* [Supplied material]

:::::

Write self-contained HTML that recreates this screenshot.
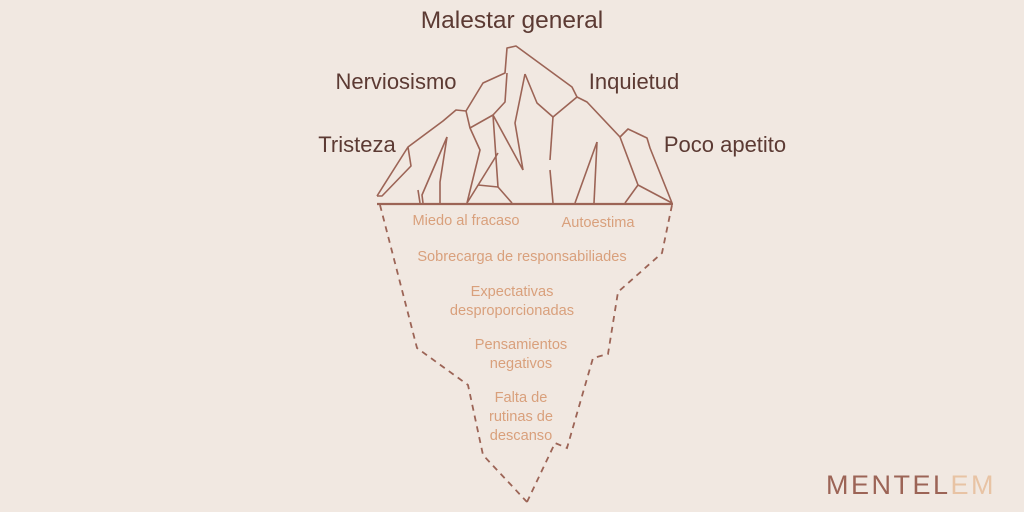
<!DOCTYPE html>
<html><head><style>
body{margin:0;background:#f1e8e1;}
svg{display:block}
text{font-family:"Liberation Sans",sans-serif}
</style></head><body>
<svg width="1024" height="512" viewBox="0 0 1024 512">
<rect width="1024" height="512" fill="#f1e8e1"/>
<g fill="#5c3a33" font-size="22">
<text x="512" y="28" text-anchor="middle" font-size="24.5">Malestar general</text>
<text x="396" y="89" text-anchor="middle">Nerviosismo</text>
<text x="634" y="89" text-anchor="middle">Inquietud</text>
<text x="357" y="152" text-anchor="middle">Tristeza</text>
<text x="725" y="152" text-anchor="middle">Poco apetito</text>
</g>
<g fill="none" stroke="#9c6456" stroke-width="1.6" stroke-linejoin="round">
<line x1="377" y1="204" x2="673" y2="204" stroke-width="2.2"/>
<polyline points="377,196 408,147 443,121 456,110 466,111 483,83 505,73 507,48 516,46 572,87 577,97 587,102 620,137 628,129 647,138 650,148 672,203"/>
<polyline points="408,147 411,166 382,196 377,196"/>
<polyline points="466,111 470,128 480,150 467,203"/>
<polyline points="470,128 493,115 505,102 507,73"/>
<polyline points="493,115 523,170"/>
<polyline points="493,115 498,187 478,185"/>
<polyline points="498,153 467,203"/>
<polyline points="498,187 512,203"/>
<polyline points="525,74 515,123 523,170"/>
<polyline points="525,74 537,103 553,117 577,97"/>
<polyline points="553,117 550,160"/>
<polyline points="550,170 553,203"/>
<polyline points="597,142 575,203"/>
<polyline points="597,142 594,203"/>
<polyline points="620,137 638,185 625,203"/>
<polyline points="638,185 672,203"/>
<polyline points="447,137 422,195 423,203"/>
<polyline points="447,137 440,182 440,203"/>
<polyline points="418,190 420,203"/>
</g>
<g fill="none" stroke="#9c6456" stroke-width="1.8" stroke-dasharray="6,5">
<polyline points="380,205 417,348 468,385 483,455 527,502"/>
<polyline points="527,502 555,443 567,448 593,358 608,354 618,292 662,253 672,205"/>
</g>
<g fill="#d9a07c" font-size="14.6" text-anchor="middle">
<text x="466" y="225">Miedo al fracaso</text>
<text x="598" y="227">Autoestima</text>
<text x="522" y="261">Sobrecarga de responsabiliades</text>
<text x="512" y="296">Expectativas</text>
<text x="512" y="315">desproporcionadas</text>
<text x="521" y="349">Pensamientos</text>
<text x="521" y="368">negativos</text>
<text x="521" y="402">Falta de</text>
<text x="521" y="421">rutinas de</text>
<text x="521" y="440">descanso</text>
</g>
<text x="826" y="494" font-size="27" letter-spacing="2.5" fill="#9c6456">MENTEL<tspan fill="#e8c3a4">EM</tspan></text>
</svg>
</body></html>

:::::

* [What to produce] Output an exact copy of the material, with the pictures removed.

* [Full response]
Write self-contained HTML that recreates this screenshot.
<!DOCTYPE html>
<html><head><style>
body{margin:0;background:#f1e8e1;}
svg{display:block}
text{font-family:"Liberation Sans",sans-serif}
</style></head><body>
<svg width="1024" height="512" viewBox="0 0 1024 512">
<rect width="1024" height="512" fill="#f1e8e1"/>
<g fill="#5c3a33" font-size="22">
<text x="512" y="28" text-anchor="middle" font-size="24.5">Malestar general</text>
<text x="396" y="89" text-anchor="middle">Nerviosismo</text>
<text x="634" y="89" text-anchor="middle">Inquietud</text>
<text x="357" y="152" text-anchor="middle">Tristeza</text>
<text x="725" y="152" text-anchor="middle">Poco apetito</text>
</g>
<g fill="none" stroke="#9c6456" stroke-width="1.6" stroke-linejoin="round">
<line x1="377" y1="204" x2="673" y2="204" stroke-width="2.2"/>
<polyline points="377,196 408,147 443,121 456,110 466,111 483,83 505,73 507,48 516,46 572,87 577,97 587,102 620,137 628,129 647,138 650,148 672,203"/>
<polyline points="408,147 411,166 382,196 377,196"/>
<polyline points="466,111 470,128 480,150 467,203"/>
<polyline points="470,128 493,115 505,102 507,73"/>
<polyline points="493,115 523,170"/>
<polyline points="493,115 498,187 478,185"/>
<polyline points="498,153 467,203"/>
<polyline points="498,187 512,203"/>
<polyline points="525,74 515,123 523,170"/>
<polyline points="525,74 537,103 553,117 577,97"/>
<polyline points="553,117 550,160"/>
<polyline points="550,170 553,203"/>
<polyline points="597,142 575,203"/>
<polyline points="597,142 594,203"/>
<polyline points="620,137 638,185 625,203"/>
<polyline points="638,185 672,203"/>
<polyline points="447,137 422,195 423,203"/>
<polyline points="447,137 440,182 440,203"/>
<polyline points="418,190 420,203"/>
</g>
<g fill="none" stroke="#9c6456" stroke-width="1.8" stroke-dasharray="6,5">
<polyline points="380,205 417,348 468,385 483,455 527,502"/>
<polyline points="527,502 555,443 567,448 593,358 608,354 618,292 662,253 672,205"/>
</g>
<g fill="#d9a07c" font-size="14.6" text-anchor="middle">
<text x="466" y="225">Miedo al fracaso</text>
<text x="598" y="227">Autoestima</text>
<text x="522" y="261">Sobrecarga de responsabiliades</text>
<text x="512" y="296">Expectativas</text>
<text x="512" y="315">desproporcionadas</text>
<text x="521" y="349">Pensamientos</text>
<text x="521" y="368">negativos</text>
<text x="521" y="402">Falta de</text>
<text x="521" y="421">rutinas de</text>
<text x="521" y="440">descanso</text>
</g>
<text x="826" y="494" font-size="27" letter-spacing="2.5" fill="#9c6456">MENTEL<tspan fill="#e8c3a4">EM</tspan></text>
</svg>
</body></html>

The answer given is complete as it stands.